The entrance to Skora’s home is modeled on the entrance to the spaceship in Stanley Kubrick’s “2001: A Space Odyssey,” with Arok stationed at the end of the hall in front of the iris door. Skora has rigged a ground fogger to augment the theatrical effect. Arok has a humanlike face that moves when he talks, which he can accomplish from a recording or on the spot via his operator.
Orland Park police Sgt. Charles Cassata, operator of the department’s Skora-built robot, said that feature has been the most fun for him. He has traveled to schools, local and state fairs and national conventions with the Orland police robot, called Officer POLO (an acronym for Protect Our Little Ones). Similar to Arok, Officer POLO has a video camera and microphone in his head so the operator can see and hear as if he were inside the robot, Cassata said.
The robots can turn 360 degrees and have a top speed of about three miles per hour. Skora built Orland Park’s robot 10 years ago for about $18,000, paid with money donated by several local service clubs, Cassata said.
Skora has no idea what Arok would be worth retail. The robot has been featured in several children’s and adult reference books. He also was used to promote the 1977 science fiction film “Demon Seed,” in which a computer impregnates Julie Christie. Oh, yeah. Arok is old enough to buy beer, having been built in 1975.
Cassata said, “Our robot can actually follow people and hold a conversation,” chuckling at some of his experiences.
Similarly, Skora and his friend Dave Val like to take Arok to fast-food restaurants and send him inside to order food while they sit in the pickup truck outside. Arok’s humanlike hands rotate at the wrist and can grasp and hold items.
Said Val, “Some (fast food restaurant) clerks have a great sense of humor and catch on right away. They’ll ask Arok if he wants a beverage and the robot will say, `Yes. I’ll have a quart of 10W30 (motor oil).’ “
Val and Skora have been friends since they met four years ago when Val did the interior upholstery on the Ferrari. Val, who lives in Mokena, also leads a show band called Dave Val Rock Theatre for which Skora designs and builds electronic special effects. Skora also has designed and built electronic specialty items for others, among them an elevator and electronic pocket doors for the owner of the controversial Worth castle-in-the-making. He also dabbles a little in auto body repair and furniture design/construction. He’s currently repairing the Palos Park police department’s commercially made robot. Odd jobs, all. That is how Skora earns most of his money, Val said.

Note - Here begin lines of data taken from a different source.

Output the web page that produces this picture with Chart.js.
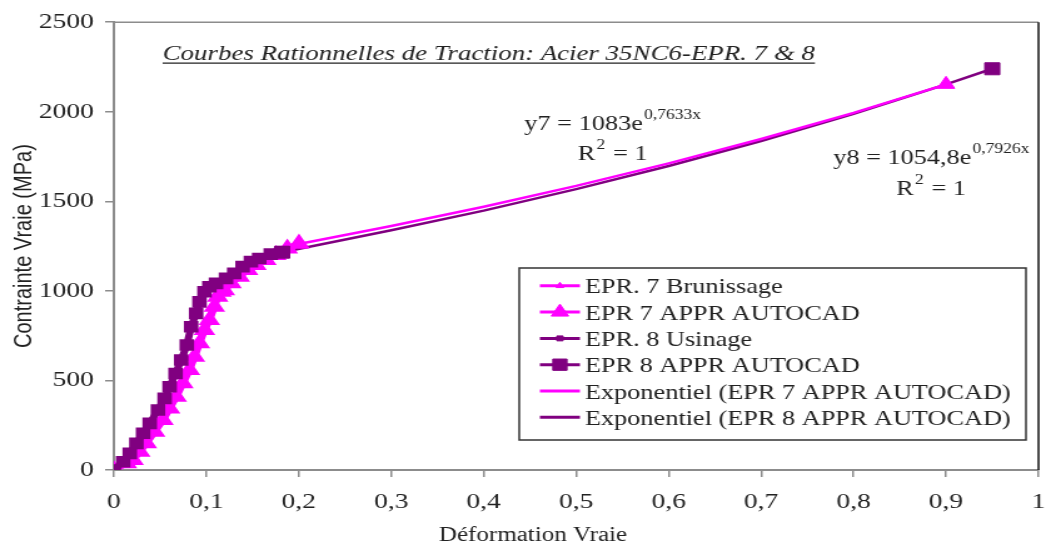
<!DOCTYPE html>
<html>
<head>
<meta charset="utf-8">
<script src="https://cdn.jsdelivr.net/npm/chart.js@4.4.0/dist/chart.umd.min.js"></script>
<style>
  html, body { margin: 0; padding: 0; background: #fff; }
  #chart { display: block; }
</style>
</head>
<body>
<canvas id="chart" width="840" height="546"></canvas>
<script>
// EPR. 7 Brunissage (measured curve)
const epr7Strain = [0, 0.0136, 0.0208, 0.028, 0.0352, 0.0441, 0.0531, 0.0603, 0.0675, 0.0746, 0.0818, 0.0872, 0.0926,
  0.098, 0.1033, 0.1087, 0.1123, 0.1159, 0.1195, 0.1267, 0.1356, 0.1446, 0.1536, 0.1644, 0.1751, 0.1876, 0.2002];
const epr7Stress = [0, 37, 56, 102, 149, 214, 279, 344, 409, 484, 558, 632, 707,
  781, 837, 911, 967, 995, 1004, 1042, 1079, 1116, 1144, 1172, 1200, 1237, 1265];

// EPR. 8 Usinage (measured curve)
const epr8Strain = [0, 0.010, 0.0172, 0.0244, 0.0316, 0.0388, 0.0477, 0.0549, 0.0603, 0.0667, 0.0728, 0.0789, 0.0836,
  0.089, 0.0926, 0.098, 0.1033, 0.1105, 0.1213, 0.1302, 0.1392, 0.1482, 0.1572, 0.1697, 0.1823];
const epr8Stress = [0, 46, 93, 149, 205, 260, 335, 400, 465, 539, 614, 698, 800,
  874, 939, 995, 1023, 1042, 1070, 1098, 1135, 1163, 1181, 1205, 1218];

// APPR AUTOCAD points
const appr7Strain = [0.2, 0.9];
const appr7Stress = [1262, 2153];
const appr8Strain = [0.182, 0.95];
const appr8Stress = [1216, 2240];

// exponential trend lines
const fit7Strain = [0.2, 0.3, 0.4, 0.5, 0.6, 0.7, 0.8, 0.9];
const fit7Stress = [1262, 1362, 1470, 1586, 1712, 1848, 1994, 2153];
const fit8Strain = [0.182, 0.3, 0.4, 0.5, 0.6, 0.7, 0.8, 0.9, 0.95];
const fit8Stress = [1216, 1338, 1448, 1568, 1697, 1837, 1989, 2153, 2240];

const seriesNames = ['EPR. 7 Brunissage', 'EPR 7 APPR AUTOCAD', 'EPR. 8 Usinage', 'EPR 8 APPR AUTOCAD',
  'Exponentiel (EPR 7 APPR AUTOCAD)', 'Exponentiel (EPR 8 APPR AUTOCAD)'];

const MAGENTA = '#ff00ff';
const PURPLE = '#800080';
const SERIF = "'Liberation Serif', 'Times New Roman', serif";
const TEXT = '#222';

function pts(xs, ys) {
  return xs.map((x, i) => ({ x: x, y: ys[i] }));
}

// legend markers: [color, pointStyle, radius]
const legendStyle = [
  [MAGENTA, 'triangle', 3.5],
  [MAGENTA, 'triangle', 8],
  [PURPLE, 'rect', 3.5],
  [PURPLE, 'rect', 8],
  [MAGENTA, false, 0],
  [PURPLE, false, 0]
];

function drawEq(ctx, x, y, main, sup, tail) {
  ctx.font = '21px ' + SERIF;
  ctx.fillText(main, x, y);
  let w = ctx.measureText(main).width;
  ctx.font = '14px ' + SERIF;
  ctx.fillText(sup, x + w + 1, y - 11);
  if (tail) {
    w += ctx.measureText(sup).width + 2;
    ctx.font = '21px ' + SERIF;
    ctx.fillText(tail, x + w, y);
  }
}

const extras = {
  id: 'extras',
  afterDraw(chart) {
    const { ctx, chartArea: a, scales: { x, y } } = chart;
    ctx.save();

    // frame: top grey, right dark
    ctx.lineWidth = 1.5;
    ctx.strokeStyle = '#8c8c8c';
    ctx.beginPath();
    ctx.moveTo(a.left, a.top);
    ctx.lineTo(a.right, a.top);
    ctx.stroke();
    ctx.strokeStyle = '#111';
    ctx.beginPath();
    ctx.moveTo(a.right, a.top);
    ctx.lineTo(a.right, a.bottom);
    ctx.stroke();

    ctx.fillStyle = TEXT;
    ctx.textBaseline = 'alphabetic';
    ctx.textAlign = 'left';

    // title, italic + underlined
    const title = 'Courbes Rationnelles de Traction: Acier 35NC6-EPR. 7 & 8';
    ctx.font = 'italic 21.5px ' + SERIF;
    const tx = a.left + 39, ty = a.top + 38;
    ctx.fillText(title, tx, ty);
    const tw = ctx.measureText(title).width;
    ctx.strokeStyle = TEXT;
    ctx.lineWidth = 1.2;
    ctx.beginPath();
    ctx.moveTo(tx, ty + 3);
    ctx.lineTo(tx + tw, ty + 3);
    ctx.stroke();

    // trend line equations
    drawEq(ctx, x.getPixelForValue(0.444), y.getPixelForValue(1897), 'y7 = 1083e', '0,7633x');
    drawEq(ctx, x.getPixelForValue(0.5016), y.getPixelForValue(1730), 'R', '2', ' = 1');
    drawEq(ctx, x.getPixelForValue(0.778), y.getPixelForValue(1711), 'y8 = 1054,8e', '0,7926x');
    drawEq(ctx, x.getPixelForValue(0.846), y.getPixelForValue(1535), 'R', '2', ' = 1');

    // x axis title
    ctx.font = '20px ' + SERIF;
    ctx.textAlign = 'center';
    ctx.fillText('Déformation Vraie', 426, 541);

    // legend box
    const lx = 415, ly = 268, lw = 405, lh = 172;
    ctx.fillStyle = '#fff';
    ctx.fillRect(lx, ly, lw, lh);
    ctx.strokeStyle = '#333';
    ctx.lineWidth = 1.5;
    ctx.strokeRect(lx, ly, lw, lh);
    ctx.textAlign = 'left';
    ctx.font = '21px ' + SERIF;
    seriesNames.forEach((name, i) => {
      const [col, style, r] = legendStyle[i];
      const base = 293.3 + i * 26.3;
      const my = base - 7.5;
      ctx.strokeStyle = col;
      ctx.lineWidth = 3;
      ctx.beginPath();
      ctx.moveTo(431.5, my);
      ctx.lineTo(463.5, my);
      ctx.stroke();
      if (style) {
        ctx.fillStyle = col;
        ctx.strokeStyle = col;
        ctx.lineWidth = 1;
        Chart.helpers.drawPoint(ctx, { pointStyle: style, radius: r, rotation: 0, borderWidth: 1 }, 447.5, my);
      }
      ctx.fillStyle = TEXT;
      ctx.fillText(name, 467.5, base);
    });

    ctx.restore();
  }
};

const ctx = document.getElementById('chart').getContext('2d');
const chart = new Chart(ctx, {
  type: 'line',
  data: {
    datasets: [
      {
        label: seriesNames[0], data: pts(epr7Strain, epr7Stress),
        borderColor: MAGENTA, backgroundColor: MAGENTA, borderWidth: 6,
        pointStyle: 'triangle', pointRadius: 4, order: 4
      },
      {
        label: seriesNames[1], data: pts(appr7Strain, appr7Stress),
        borderColor: MAGENTA, backgroundColor: MAGENTA, showLine: false,
        pointStyle: 'triangle', pointRadius: 8, order: 1
      },
      {
        label: seriesNames[2], data: pts(epr8Strain, epr8Stress),
        borderColor: PURPLE, backgroundColor: PURPLE, borderWidth: 6,
        pointStyle: 'rect', pointRadius: 4, order: 3
      },
      {
        label: seriesNames[3], data: pts(appr8Strain, appr8Stress),
        borderColor: PURPLE, backgroundColor: PURPLE, showLine: false,
        pointStyle: 'rect', pointRadius: 8.5, order: 0
      },
      {
        label: seriesNames[4], data: pts(fit7Strain, fit7Stress),
        borderColor: MAGENTA, borderWidth: 2.5, pointRadius: 0, order: 5
      },
      {
        label: seriesNames[5], data: pts(fit8Strain, fit8Stress),
        borderColor: PURPLE, borderWidth: 2.5, pointRadius: 0, order: 6
      }
    ]
  },
  options: {
    responsive: false,
    animation: false,
    devicePixelRatio: 1,
    layout: { padding: { top: 22, right: 6, left: 0, bottom: 0 } },
    plugins: {
      legend: { display: false },
      tooltip: { enabled: false }
    },
    scales: {
      x: {
        type: 'linear',
        min: 0,
        max: 1,
        afterFit: (s) => { s.height = 76; s.paddingLeft = 0; s.paddingRight = 0; },
        ticks: {
          stepSize: 0.1,
          padding: 12,
          color: TEXT,
          font: { family: SERIF, size: 22 },
          callback: (v) => (v === 0 || v === 1) ? String(v) : v.toFixed(1).replace('.', ',')
        },
        grid: { drawOnChartArea: false, tickLength: 7, color: '#8c8c8c', lineWidth: 1.5 },
        border: { color: '#8c8c8c', width: 2 }
      },
      y: {
        min: 0,
        max: 2500,
        afterFit: (s) => { s.width = 91; },
        ticks: {
          stepSize: 500,
          padding: 9,
          color: TEXT,
          font: { family: SERIF, size: 22 },
          callback: (v) => String(v)
        },
        grid: { drawOnChartArea: false, tickLength: 7, color: '#8c8c8c', lineWidth: 1.5 },
        border: { color: '#8c8c8c', width: 2 },
        title: {
          display: true,
          text: 'Contrainte Vraie (MPa)',
          color: TEXT,
          font: { family: "'Liberation Sans', Arial, sans-serif", size: 20 },
          padding: { top: 7, bottom: 0 }
        }
      }
    }
  },
  plugins: [extras]
});

// the source picture is stretched sideways: draw narrow, show wide
chart.canvas.style.width = '1051px';
chart.canvas.style.height = '546px';
</script>
</body>
</html>
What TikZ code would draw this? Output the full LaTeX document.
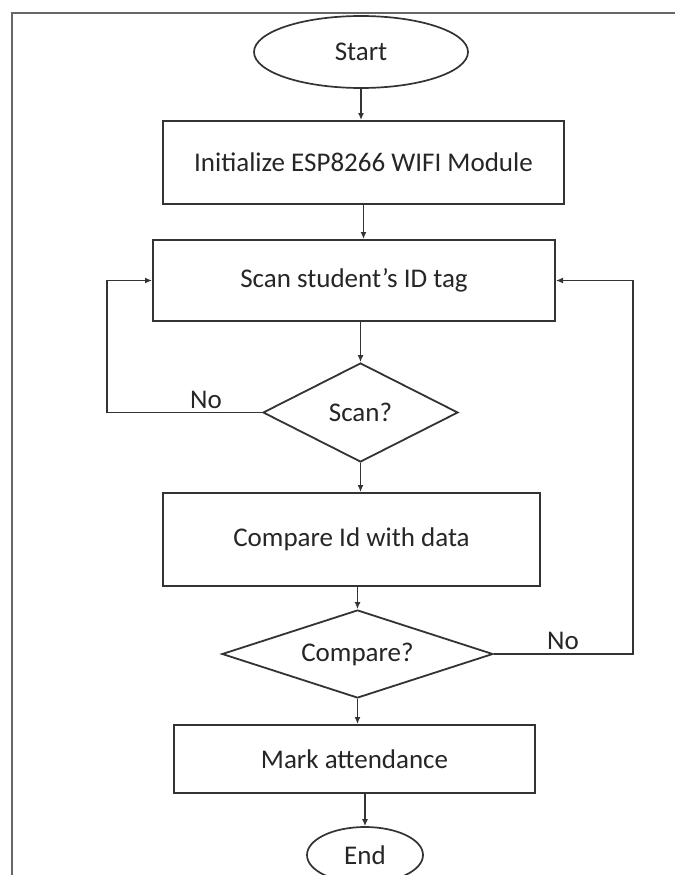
\documentclass[tikz,border=0pt]{standalone}
\usepackage{fontspec}
\setmainfont{Carlito}
\usetikzlibrary{shapes.geometric,arrows.meta}
\definecolor{ln}{HTML}{333333}
\definecolor{tx}{HTML}{262626}
\definecolor{fr}{HTML}{666666}
\tikzset{
  every node/.style={font=\fontsize{27}{31}\selectfont, text=tx},
  boxstyle/.style={draw=ln, line width=2pt, rectangle, inner sep=0pt},
  ovalstyle/.style={draw=ln, line width=1.7pt, ellipse, inner sep=0pt},
  decstyle/.style={draw=ln, line width=1.8pt, diamond, inner sep=0pt, aspect=2},
  arr/.style={draw=ln, line width=1.8pt, -{Latex[length=7pt,width=6pt]}},
  lbl/.style={inner sep=0pt}
}
\begin{document}
\begin{tikzpicture}[x=1pt,y=-1pt]
\useasboundingbox[fill=white] (0,0) rectangle (675,875);
\draw[fr, line width=2.2pt] (12,875) -- (12,13) -- (675,13);

\node[ovalstyle, minimum width=214pt, minimum height=72pt] (start) at (361,52) {Start};
\node[boxstyle, minimum width=401pt, minimum height=83pt] (init) at (363.5,162.5) {Initialize ESP8266 WIFI Module};
\node[boxstyle, minimum width=402pt, minimum height=81pt] (scan) at (354,280.5) {Scan student’s ID tag};
\node[decstyle, minimum width=195pt, minimum height=99pt] (scanq) at (360.5,412.5) {Scan?};
\node[boxstyle, minimum width=377pt, minimum height=93pt] (cmp) at (351.5,539.5) {Compare Id with data};
\node[decstyle, minimum width=271pt, minimum height=88pt] (cmpq) at (357.5,654) {Compare?};
\node[boxstyle, minimum width=361pt, minimum height=68pt] (mark) at (354.5,759) {Mark attendance};
\node[ovalstyle, minimum width=116pt, minimum height=56pt] (end) at (365,855) {End};

\draw[arr] (start.south) -- (start.south |- init.north);
\draw[arr] (init.south) -- (init.south |- scan.north);
\draw[arr] (scanq.north |- scan.south) -- (scanq.north);
\draw[arr] (scanq.south) -- (scanq.south |- cmp.north);
\draw[arr] (cmpq.north |- cmp.south) -- (cmpq.north);
\draw[arr] (cmpq.south) -- (cmpq.south |- mark.north);
\draw[arr] (end.north |- mark.south) -- (end.north);

\coordinate (lx) at (107,0);
\coordinate (rx) at (633,0);
\draw[arr] (scanq.west) -- (lx |- scanq.west) |- (scan.west);
\draw[arr] (cmpq.east) -- (rx |- cmpq.east) |- (scan.east);

\node[lbl] (no1) at (206,400) {No};
\node[lbl] (no2) at (563,641) {No};
\end{tikzpicture}
\end{document}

“I don’t stay with anything too long. I get bored easily,” Skora said. The man’s topsy-turvy garage/workshop is a monument to the absent-minded, easily bored professor. Last summer, when a local television crew was scheduled to film at Skora’s house, he was so busy building and designing and creating that he forgot to clean the house.
Val and others worry that Skora is too easygoing, too good-natured. Friend Eunice Clymer of Hickory Hills said she has seen many very wealthy folks ask Skora to build something for them and fail to pay him. She, too, thinks he should be a millionaire by virtue of his inventions.
Skora discounts the importance of such things as patents. He said he has had some negative personal experiences with unscrupulous lawyers and so-called business partners who befriended and took advantage of the preoccupied young inventor. He denies any bitterness.
“Aw. Things like that happen. I get along OK,” he said, shrugging off disappointment.
He is the son of a blacksmith who died when Skora was 10 years old. He has been married, and divorced, twice. Wife No. 2 left him, he said, because she would often come home from work and find he had moved the kitchen from one side of the house to the other.
“One day she came home and I had driven our car into the living room through a hole in the wall,” Skora recalled.
Of his family, Skora said they have differing opinions. “They think I’m crazy,” he said. “I know I’m crazy.”
Yes, if “Tonight Show” host/cool car collector Jay Leno does offer to buy Skora’s car for $150,000, he can be crazy all the way to the bank–until he gets his next idea.